▶ [GIVEN INSTRUCTION] Your task is to transcribe all of the data below exactly, omitting the images.
○ ○ ○ ○
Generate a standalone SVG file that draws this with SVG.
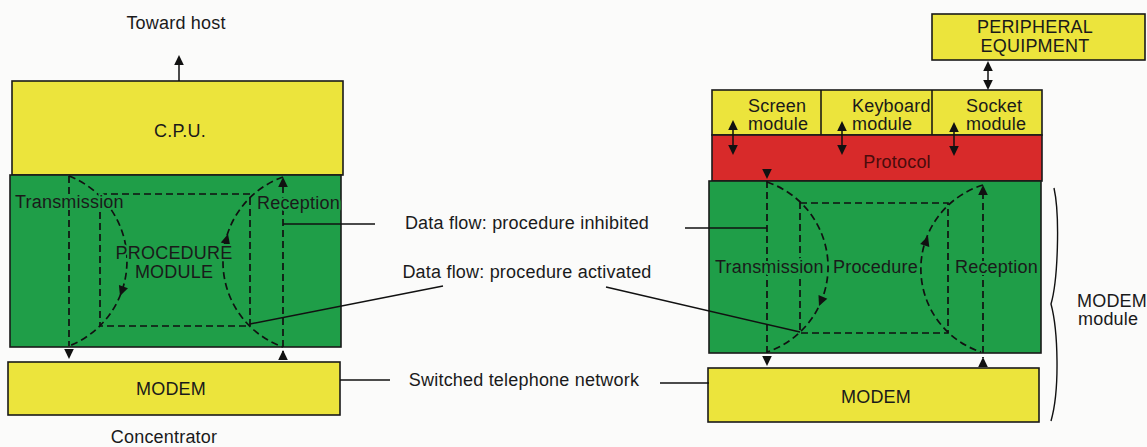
<svg xmlns="http://www.w3.org/2000/svg" xmlns:xlink="http://www.w3.org/1999/xlink" width="1147" height="447" viewBox="0 0 1147 447">
<style>
.bg{fill:#fbfbfa}
.y{fill:#ece43c;stroke:#1a1a1a;stroke-width:1.6}
.g{fill:#1f9e48;stroke:#1a1a1a;stroke-width:1.6}
.r{fill:#d82a2a;stroke:#1a1a1a;stroke-width:1.6}
.t{font-family:"Liberation Sans",Arial,sans-serif;font-size:18px;fill:#1a1a1a;letter-spacing:0.2px}
.tc{text-anchor:middle}
.tg{stroke:#1f9e48;stroke-width:4;paint-order:stroke;stroke-linejoin:round}
.d{fill:none;stroke:#111;stroke-width:1.7;stroke-dasharray:7 4}
.l{fill:none;stroke:#111;stroke-width:1.5}
.ah{fill:#111}
</style>
<defs>
<path id="ah" d="M0,0 L-10,-4.8 L-10,4.8 Z"/>
</defs>
<rect class="bg" x="0" y="0" width="1147" height="447"/>

<g id="left-labels">
<text class="t tc" x="176" y="29">Toward host</text>
<text class="t tc" x="164" y="443">Concentrator</text>
</g>

<g id="cpu">
<rect class="y" x="12" y="81" width="331" height="94"/>
<text class="t tc" x="180" y="137">C.P.U.</text>
</g>

<g id="procedure-module-left">
<rect class="g" x="10" y="175" width="331" height="172"/>
</g>

<g id="modem-left">
<rect class="y" x="8" y="362" width="332" height="53"/>
<text class="t tc" x="171" y="395">MODEM</text>
</g>

<g id="peripheral">
<rect class="y" x="932" y="14" width="213" height="46"/>
<text class="t tc" x="1035" y="33">PERIPHERAL</text>
<text class="t tc" x="1035" y="52">EQUIPMENT</text>
</g>

<g id="modules">
<rect class="y" x="712" y="90" width="330" height="45"/>
<line class="l" x1="821" y1="90" x2="821" y2="135"/>
<line class="l" x1="932" y1="90" x2="932" y2="135"/>
<text class="t" x="748" y="112">Screen</text>
<text class="t" x="748" y="130">module</text>
<text class="t" x="852" y="112">Keyboard</text>
<text class="t" x="852" y="130">module</text>
<text class="t" x="966" y="112">Socket</text>
<text class="t" x="966" y="130">module</text>
</g>

<g id="protocol">
<rect class="r" x="712" y="135" width="330" height="46"/>
<text class="t tc" x="897" y="168" style="fill:#4a0c0c">Protocol</text>
</g>

<g id="procedure-module-right">
<rect class="g" x="709" y="181" width="332" height="172"/>
</g>

<g id="modem-right">
<rect class="y" x="708" y="368" width="331" height="54"/>
<text class="t tc" x="876" y="403">MODEM</text>
</g>

<g id="connectors">
<!-- toward host -->
<line class="l" x1="179" y1="81" x2="179" y2="62"/>
<use class="ah" xlink:href="#ah" transform="translate(179,55) rotate(-90)"/>

<!-- left green flows -->
<line class="d" x1="69" y1="176" x2="69" y2="346"/>
<use class="ah" xlink:href="#ah" transform="translate(69,359) rotate(90)"/>
<rect class="d" x="100" y="194" width="150" height="132"/>
<line class="d" x1="283" y1="186" x2="283" y2="352"/>
<use class="ah" xlink:href="#ah" transform="translate(283,177) rotate(-90)"/>
<use class="ah" xlink:href="#ah" transform="translate(283,350) rotate(-90)"/>
<path class="d" d="M69,176 A91.3,91.3 0 0 1 69,346"/>
<path class="d" d="M283,177 A90.2,90.2 0 0 0 283,347"/>
<use class="ah" xlink:href="#ah" transform="translate(120,296) rotate(110)"/>
<use class="ah" xlink:href="#ah" transform="translate(228,234) rotate(-75)"/>

<!-- right green flows -->
<line class="d" x1="767" y1="181" x2="767" y2="356"/>
<use class="ah" xlink:href="#ah" transform="translate(767,179) rotate(90)"/>
<use class="ah" xlink:href="#ah" transform="translate(767,366) rotate(90)"/>
<rect class="d" x="800" y="203" width="148" height="130"/>
<line class="d" x1="983" y1="192" x2="983" y2="358"/>
<use class="ah" xlink:href="#ah" transform="translate(983,185) rotate(-90)"/>
<use class="ah" xlink:href="#ah" transform="translate(983,357) rotate(-90)"/>
<path class="d" d="M767,182 A89.7,89.7 0 0 1 767,352"/>
<path class="d" d="M983,185 A87.6,87.6 0 0 0 981,352"/>
<use class="ah" xlink:href="#ah" transform="translate(819,306) rotate(113)"/>
<use class="ah" xlink:href="#ah" transform="translate(928,236) rotate(-71)"/>

<!-- peripheral / module double arrows -->
<line class="l" x1="988" y1="68" x2="988" y2="82"/>
<use class="ah" xlink:href="#ah" transform="translate(988,61) rotate(-90)"/>
<use class="ah" xlink:href="#ah" transform="translate(988,90) rotate(90)"/>
<line class="l" x1="733" y1="127" x2="733" y2="148"/>
<use class="ah" xlink:href="#ah" transform="translate(733,120) rotate(-90)"/>
<use class="ah" xlink:href="#ah" transform="translate(733,155) rotate(90)"/>
<line class="l" x1="842" y1="128" x2="842" y2="148"/>
<use class="ah" xlink:href="#ah" transform="translate(842,121) rotate(-90)"/>
<use class="ah" xlink:href="#ah" transform="translate(842,155) rotate(90)"/>
<line class="l" x1="954" y1="129" x2="954" y2="149"/>
<use class="ah" xlink:href="#ah" transform="translate(954,122) rotate(-90)"/>
<use class="ah" xlink:href="#ah" transform="translate(954,156) rotate(90)"/>

<!-- leader lines -->
<path class="l" d="M283,224 H375"/>
<path class="l" d="M685,228 H767"/>
<path class="l" d="M250,324 L443,286"/>
<path class="l" d="M606,287 L800,332"/>
<path class="l" d="M340,380 H390"/>
<path class="l" d="M660,383 H709"/>

<!-- brace -->
<path class="l" style="stroke-width:1.4" d="M1054,188 C1060,215 1058,280 1051,304 C1058,330 1060,390 1051,421"/>
</g>

<g id="green-labels">
<text class="t tg" x="15" y="208">Transmission</text>
<text class="t tg" x="257" y="209">Reception</text>
<text class="t tc tg" x="174" y="259">PROCEDURE</text>
<text class="t tc tg" x="174" y="278">MODULE</text>
<text class="t tg" x="715" y="273">Transmission</text>
<text class="t tg" x="833" y="273">Procedure</text>
<text class="t tg" x="955" y="273">Reception</text>
</g>

<g id="side-labels">
<text class="t tc" x="527" y="229">Data flow: procedure inhibited</text>
<text class="t tc" x="527" y="278">Data flow: procedure activated</text>
<text class="t tc" x="524" y="386">Switched telephone network</text>
<text class="t" x="1077" y="307">MODEM</text>
<text class="t" x="1078" y="325">module</text>
</g>
</svg>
○ ○ ○ ○
▶ [ANSWER BELOW]
Generate a standalone SVG file that draws this with SVG.
<svg xmlns="http://www.w3.org/2000/svg" xmlns:xlink="http://www.w3.org/1999/xlink" width="1147" height="447" viewBox="0 0 1147 447">
<style>
.bg{fill:#fbfbfa}
.y{fill:#ece43c;stroke:#1a1a1a;stroke-width:1.6}
.g{fill:#1f9e48;stroke:#1a1a1a;stroke-width:1.6}
.r{fill:#d82a2a;stroke:#1a1a1a;stroke-width:1.6}
.t{font-family:"Liberation Sans",Arial,sans-serif;font-size:18px;fill:#1a1a1a;letter-spacing:0.2px}
.tc{text-anchor:middle}
.tg{stroke:#1f9e48;stroke-width:4;paint-order:stroke;stroke-linejoin:round}
.d{fill:none;stroke:#111;stroke-width:1.7;stroke-dasharray:7 4}
.l{fill:none;stroke:#111;stroke-width:1.5}
.ah{fill:#111}
</style>
<defs>
<path id="ah" d="M0,0 L-10,-4.8 L-10,4.8 Z"/>
</defs>
<rect class="bg" x="0" y="0" width="1147" height="447"/>

<g id="left-labels">
<text class="t tc" x="176" y="29">Toward host</text>
<text class="t tc" x="164" y="443">Concentrator</text>
</g>

<g id="cpu">
<rect class="y" x="12" y="81" width="331" height="94"/>
<text class="t tc" x="180" y="137">C.P.U.</text>
</g>

<g id="procedure-module-left">
<rect class="g" x="10" y="175" width="331" height="172"/>
</g>

<g id="modem-left">
<rect class="y" x="8" y="362" width="332" height="53"/>
<text class="t tc" x="171" y="395">MODEM</text>
</g>

<g id="peripheral">
<rect class="y" x="932" y="14" width="213" height="46"/>
<text class="t tc" x="1035" y="33">PERIPHERAL</text>
<text class="t tc" x="1035" y="52">EQUIPMENT</text>
</g>

<g id="modules">
<rect class="y" x="712" y="90" width="330" height="45"/>
<line class="l" x1="821" y1="90" x2="821" y2="135"/>
<line class="l" x1="932" y1="90" x2="932" y2="135"/>
<text class="t" x="748" y="112">Screen</text>
<text class="t" x="748" y="130">module</text>
<text class="t" x="852" y="112">Keyboard</text>
<text class="t" x="852" y="130">module</text>
<text class="t" x="966" y="112">Socket</text>
<text class="t" x="966" y="130">module</text>
</g>

<g id="protocol">
<rect class="r" x="712" y="135" width="330" height="46"/>
<text class="t tc" x="897" y="168" style="fill:#4a0c0c">Protocol</text>
</g>

<g id="procedure-module-right">
<rect class="g" x="709" y="181" width="332" height="172"/>
</g>

<g id="modem-right">
<rect class="y" x="708" y="368" width="331" height="54"/>
<text class="t tc" x="876" y="403">MODEM</text>
</g>

<g id="connectors">
<!-- toward host -->
<line class="l" x1="179" y1="81" x2="179" y2="62"/>
<use class="ah" xlink:href="#ah" transform="translate(179,55) rotate(-90)"/>

<!-- left green flows -->
<line class="d" x1="69" y1="176" x2="69" y2="346"/>
<use class="ah" xlink:href="#ah" transform="translate(69,359) rotate(90)"/>
<rect class="d" x="100" y="194" width="150" height="132"/>
<line class="d" x1="283" y1="186" x2="283" y2="352"/>
<use class="ah" xlink:href="#ah" transform="translate(283,177) rotate(-90)"/>
<use class="ah" xlink:href="#ah" transform="translate(283,350) rotate(-90)"/>
<path class="d" d="M69,176 A91.3,91.3 0 0 1 69,346"/>
<path class="d" d="M283,177 A90.2,90.2 0 0 0 283,347"/>
<use class="ah" xlink:href="#ah" transform="translate(120,296) rotate(110)"/>
<use class="ah" xlink:href="#ah" transform="translate(228,234) rotate(-75)"/>

<!-- right green flows -->
<line class="d" x1="767" y1="181" x2="767" y2="356"/>
<use class="ah" xlink:href="#ah" transform="translate(767,179) rotate(90)"/>
<use class="ah" xlink:href="#ah" transform="translate(767,366) rotate(90)"/>
<rect class="d" x="800" y="203" width="148" height="130"/>
<line class="d" x1="983" y1="192" x2="983" y2="358"/>
<use class="ah" xlink:href="#ah" transform="translate(983,185) rotate(-90)"/>
<use class="ah" xlink:href="#ah" transform="translate(983,357) rotate(-90)"/>
<path class="d" d="M767,182 A89.7,89.7 0 0 1 767,352"/>
<path class="d" d="M983,185 A87.6,87.6 0 0 0 981,352"/>
<use class="ah" xlink:href="#ah" transform="translate(819,306) rotate(113)"/>
<use class="ah" xlink:href="#ah" transform="translate(928,236) rotate(-71)"/>

<!-- peripheral / module double arrows -->
<line class="l" x1="988" y1="68" x2="988" y2="82"/>
<use class="ah" xlink:href="#ah" transform="translate(988,61) rotate(-90)"/>
<use class="ah" xlink:href="#ah" transform="translate(988,90) rotate(90)"/>
<line class="l" x1="733" y1="127" x2="733" y2="148"/>
<use class="ah" xlink:href="#ah" transform="translate(733,120) rotate(-90)"/>
<use class="ah" xlink:href="#ah" transform="translate(733,155) rotate(90)"/>
<line class="l" x1="842" y1="128" x2="842" y2="148"/>
<use class="ah" xlink:href="#ah" transform="translate(842,121) rotate(-90)"/>
<use class="ah" xlink:href="#ah" transform="translate(842,155) rotate(90)"/>
<line class="l" x1="954" y1="129" x2="954" y2="149"/>
<use class="ah" xlink:href="#ah" transform="translate(954,122) rotate(-90)"/>
<use class="ah" xlink:href="#ah" transform="translate(954,156) rotate(90)"/>

<!-- leader lines -->
<path class="l" d="M283,224 H375"/>
<path class="l" d="M685,228 H767"/>
<path class="l" d="M250,324 L443,286"/>
<path class="l" d="M606,287 L800,332"/>
<path class="l" d="M340,380 H390"/>
<path class="l" d="M660,383 H709"/>

<!-- brace -->
<path class="l" style="stroke-width:1.4" d="M1054,188 C1060,215 1058,280 1051,304 C1058,330 1060,390 1051,421"/>
</g>

<g id="green-labels">
<text class="t tg" x="15" y="208">Transmission</text>
<text class="t tg" x="257" y="209">Reception</text>
<text class="t tc tg" x="174" y="259">PROCEDURE</text>
<text class="t tc tg" x="174" y="278">MODULE</text>
<text class="t tg" x="715" y="273">Transmission</text>
<text class="t tg" x="833" y="273">Procedure</text>
<text class="t tg" x="955" y="273">Reception</text>
</g>

<g id="side-labels">
<text class="t tc" x="527" y="229">Data flow: procedure inhibited</text>
<text class="t tc" x="527" y="278">Data flow: procedure activated</text>
<text class="t tc" x="524" y="386">Switched telephone network</text>
<text class="t" x="1077" y="307">MODEM</text>
<text class="t" x="1078" y="325">module</text>
</g>
</svg>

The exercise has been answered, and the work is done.